=== Aim of the exercise ===
Your task is to repeat all of the data exactly while excluding the pictures.

=== Source data ===
------------

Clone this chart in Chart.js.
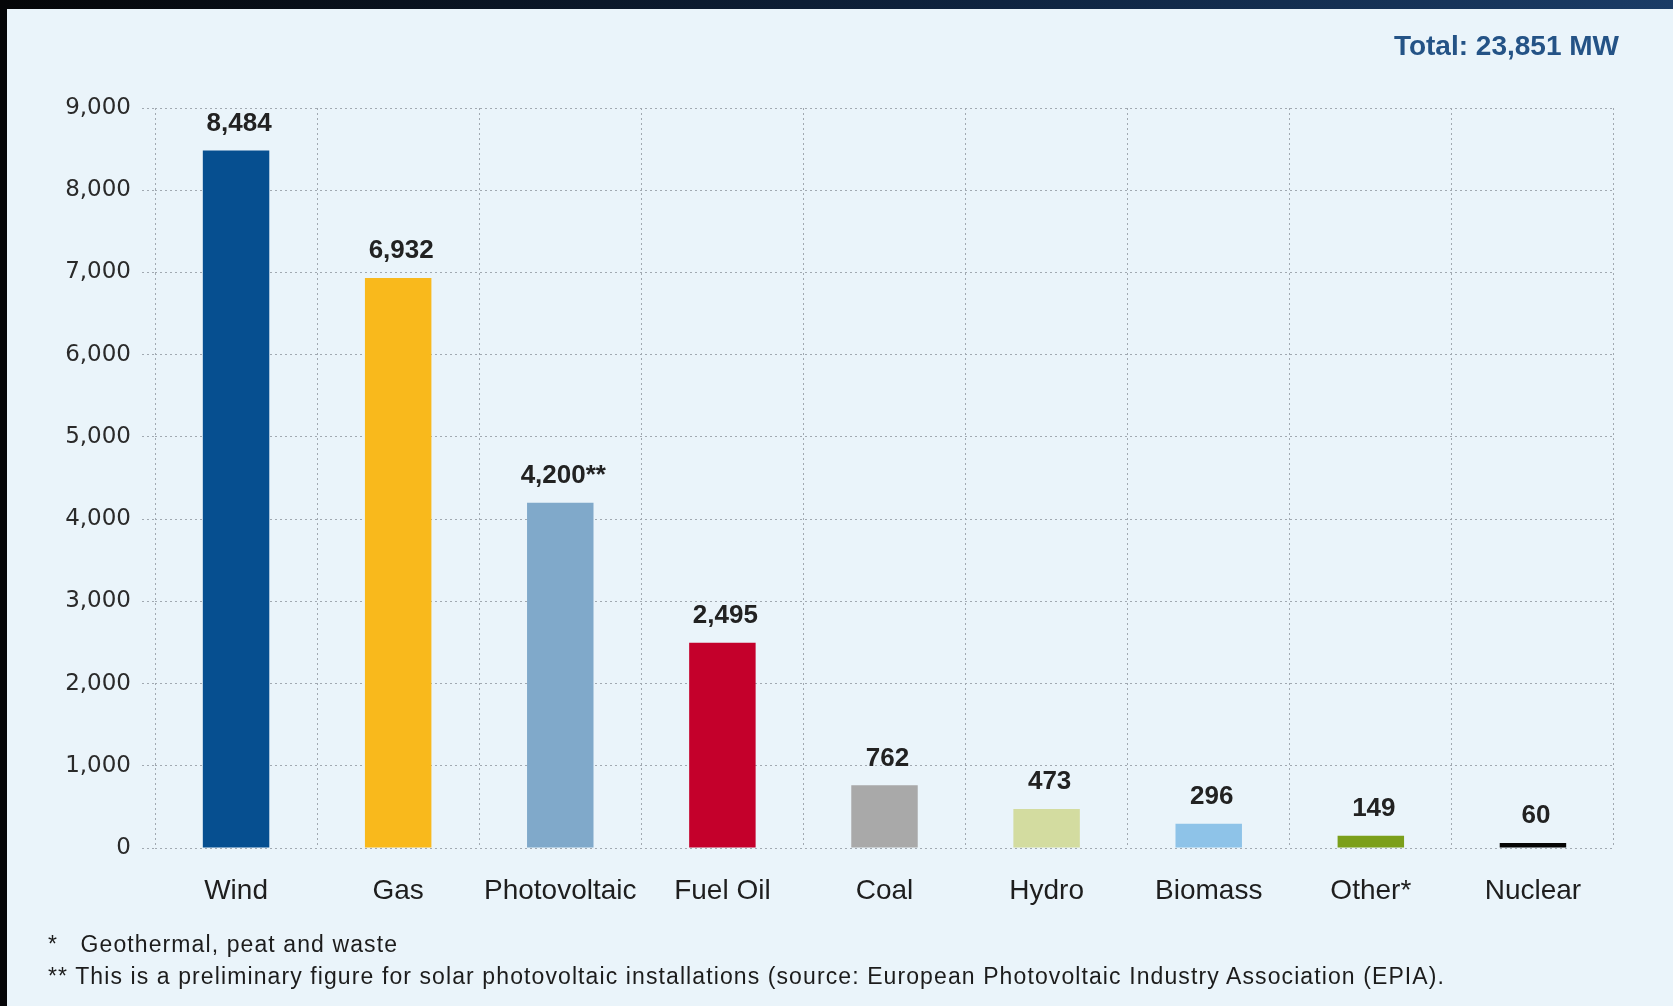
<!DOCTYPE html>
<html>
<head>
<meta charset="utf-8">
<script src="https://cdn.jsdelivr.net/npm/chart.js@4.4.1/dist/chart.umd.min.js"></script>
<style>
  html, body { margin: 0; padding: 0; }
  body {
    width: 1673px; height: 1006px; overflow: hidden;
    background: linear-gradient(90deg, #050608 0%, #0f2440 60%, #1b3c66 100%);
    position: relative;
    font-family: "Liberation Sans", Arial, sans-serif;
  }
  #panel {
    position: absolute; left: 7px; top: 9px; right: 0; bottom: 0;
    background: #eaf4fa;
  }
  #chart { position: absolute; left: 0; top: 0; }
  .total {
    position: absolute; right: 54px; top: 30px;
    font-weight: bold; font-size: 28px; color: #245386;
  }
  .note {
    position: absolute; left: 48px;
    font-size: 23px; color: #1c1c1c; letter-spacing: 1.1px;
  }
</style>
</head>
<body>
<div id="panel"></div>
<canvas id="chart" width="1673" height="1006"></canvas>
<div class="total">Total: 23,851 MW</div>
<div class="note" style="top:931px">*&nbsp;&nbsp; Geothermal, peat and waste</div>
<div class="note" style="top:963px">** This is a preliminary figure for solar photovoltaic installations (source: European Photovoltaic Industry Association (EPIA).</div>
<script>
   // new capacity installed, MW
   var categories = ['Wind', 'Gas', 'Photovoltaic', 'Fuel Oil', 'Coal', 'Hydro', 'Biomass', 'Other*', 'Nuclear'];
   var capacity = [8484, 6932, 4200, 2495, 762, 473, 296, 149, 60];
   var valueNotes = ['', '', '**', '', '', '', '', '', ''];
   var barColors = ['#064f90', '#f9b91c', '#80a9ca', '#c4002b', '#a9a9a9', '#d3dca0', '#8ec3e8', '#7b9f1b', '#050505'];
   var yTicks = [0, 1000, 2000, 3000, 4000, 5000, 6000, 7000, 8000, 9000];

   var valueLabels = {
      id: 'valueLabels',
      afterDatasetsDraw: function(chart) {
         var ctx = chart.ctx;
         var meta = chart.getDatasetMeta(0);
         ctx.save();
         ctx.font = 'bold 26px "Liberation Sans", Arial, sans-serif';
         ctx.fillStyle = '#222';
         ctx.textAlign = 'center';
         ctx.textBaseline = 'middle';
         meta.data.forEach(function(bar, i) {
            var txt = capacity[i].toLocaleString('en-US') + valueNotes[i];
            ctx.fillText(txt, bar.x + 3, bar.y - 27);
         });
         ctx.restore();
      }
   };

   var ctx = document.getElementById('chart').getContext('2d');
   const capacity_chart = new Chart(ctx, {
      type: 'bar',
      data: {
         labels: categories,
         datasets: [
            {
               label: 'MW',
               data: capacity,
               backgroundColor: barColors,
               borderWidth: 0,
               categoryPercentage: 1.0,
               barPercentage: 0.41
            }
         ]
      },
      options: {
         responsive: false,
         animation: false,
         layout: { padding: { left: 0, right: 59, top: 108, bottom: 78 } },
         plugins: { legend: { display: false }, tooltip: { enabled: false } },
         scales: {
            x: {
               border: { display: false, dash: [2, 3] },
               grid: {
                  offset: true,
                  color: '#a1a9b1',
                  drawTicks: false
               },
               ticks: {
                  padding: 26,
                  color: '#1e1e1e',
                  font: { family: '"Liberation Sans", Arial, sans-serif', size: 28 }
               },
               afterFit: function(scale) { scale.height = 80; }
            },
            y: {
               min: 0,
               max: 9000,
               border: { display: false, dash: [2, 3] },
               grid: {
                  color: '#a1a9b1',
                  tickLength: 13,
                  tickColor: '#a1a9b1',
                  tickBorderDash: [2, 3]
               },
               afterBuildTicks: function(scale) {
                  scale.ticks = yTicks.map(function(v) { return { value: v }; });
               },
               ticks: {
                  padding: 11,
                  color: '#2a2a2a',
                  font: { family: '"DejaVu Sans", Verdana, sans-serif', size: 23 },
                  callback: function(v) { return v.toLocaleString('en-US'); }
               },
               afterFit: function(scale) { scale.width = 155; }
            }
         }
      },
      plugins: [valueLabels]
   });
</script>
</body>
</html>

------------

=== Response to the task ===
Clone this chart in Chart.js.
<!DOCTYPE html>
<html>
<head>
<meta charset="utf-8">
<script src="https://cdn.jsdelivr.net/npm/chart.js@4.4.1/dist/chart.umd.min.js"></script>
<style>
  html, body { margin: 0; padding: 0; }
  body {
    width: 1673px; height: 1006px; overflow: hidden;
    background: linear-gradient(90deg, #050608 0%, #0f2440 60%, #1b3c66 100%);
    position: relative;
    font-family: "Liberation Sans", Arial, sans-serif;
  }
  #panel {
    position: absolute; left: 7px; top: 9px; right: 0; bottom: 0;
    background: #eaf4fa;
  }
  #chart { position: absolute; left: 0; top: 0; }
  .total {
    position: absolute; right: 54px; top: 30px;
    font-weight: bold; font-size: 28px; color: #245386;
  }
  .note {
    position: absolute; left: 48px;
    font-size: 23px; color: #1c1c1c; letter-spacing: 1.1px;
  }
</style>
</head>
<body>
<div id="panel"></div>
<canvas id="chart" width="1673" height="1006"></canvas>
<div class="total">Total: 23,851 MW</div>
<div class="note" style="top:931px">*&nbsp;&nbsp; Geothermal, peat and waste</div>
<div class="note" style="top:963px">** This is a preliminary figure for solar photovoltaic installations (source: European Photovoltaic Industry Association (EPIA).</div>
<script>
   // new capacity installed, MW
   var categories = ['Wind', 'Gas', 'Photovoltaic', 'Fuel Oil', 'Coal', 'Hydro', 'Biomass', 'Other*', 'Nuclear'];
   var capacity = [8484, 6932, 4200, 2495, 762, 473, 296, 149, 60];
   var valueNotes = ['', '', '**', '', '', '', '', '', ''];
   var barColors = ['#064f90', '#f9b91c', '#80a9ca', '#c4002b', '#a9a9a9', '#d3dca0', '#8ec3e8', '#7b9f1b', '#050505'];
   var yTicks = [0, 1000, 2000, 3000, 4000, 5000, 6000, 7000, 8000, 9000];

   var valueLabels = {
      id: 'valueLabels',
      afterDatasetsDraw: function(chart) {
         var ctx = chart.ctx;
         var meta = chart.getDatasetMeta(0);
         ctx.save();
         ctx.font = 'bold 26px "Liberation Sans", Arial, sans-serif';
         ctx.fillStyle = '#222';
         ctx.textAlign = 'center';
         ctx.textBaseline = 'middle';
         meta.data.forEach(function(bar, i) {
            var txt = capacity[i].toLocaleString('en-US') + valueNotes[i];
            ctx.fillText(txt, bar.x + 3, bar.y - 27);
         });
         ctx.restore();
      }
   };

   var ctx = document.getElementById('chart').getContext('2d');
   const capacity_chart = new Chart(ctx, {
      type: 'bar',
      data: {
         labels: categories,
         datasets: [
            {
               label: 'MW',
               data: capacity,
               backgroundColor: barColors,
               borderWidth: 0,
               categoryPercentage: 1.0,
               barPercentage: 0.41
            }
         ]
      },
      options: {
         responsive: false,
         animation: false,
         layout: { padding: { left: 0, right: 59, top: 108, bottom: 78 } },
         plugins: { legend: { display: false }, tooltip: { enabled: false } },
         scales: {
            x: {
               border: { display: false, dash: [2, 3] },
               grid: {
                  offset: true,
                  color: '#a1a9b1',
                  drawTicks: false
               },
               ticks: {
                  padding: 26,
                  color: '#1e1e1e',
                  font: { family: '"Liberation Sans", Arial, sans-serif', size: 28 }
               },
               afterFit: function(scale) { scale.height = 80; }
            },
            y: {
               min: 0,
               max: 9000,
               border: { display: false, dash: [2, 3] },
               grid: {
                  color: '#a1a9b1',
                  tickLength: 13,
                  tickColor: '#a1a9b1',
                  tickBorderDash: [2, 3]
               },
               afterBuildTicks: function(scale) {
                  scale.ticks = yTicks.map(function(v) { return { value: v }; });
               },
               ticks: {
                  padding: 11,
                  color: '#2a2a2a',
                  font: { family: '"DejaVu Sans", Verdana, sans-serif', size: 23 },
                  callback: function(v) { return v.toLocaleString('en-US'); }
               },
               afterFit: function(scale) { scale.width = 155; }
            }
         }
      },
      plugins: [valueLabels]
   });
</script>
</body>
</html>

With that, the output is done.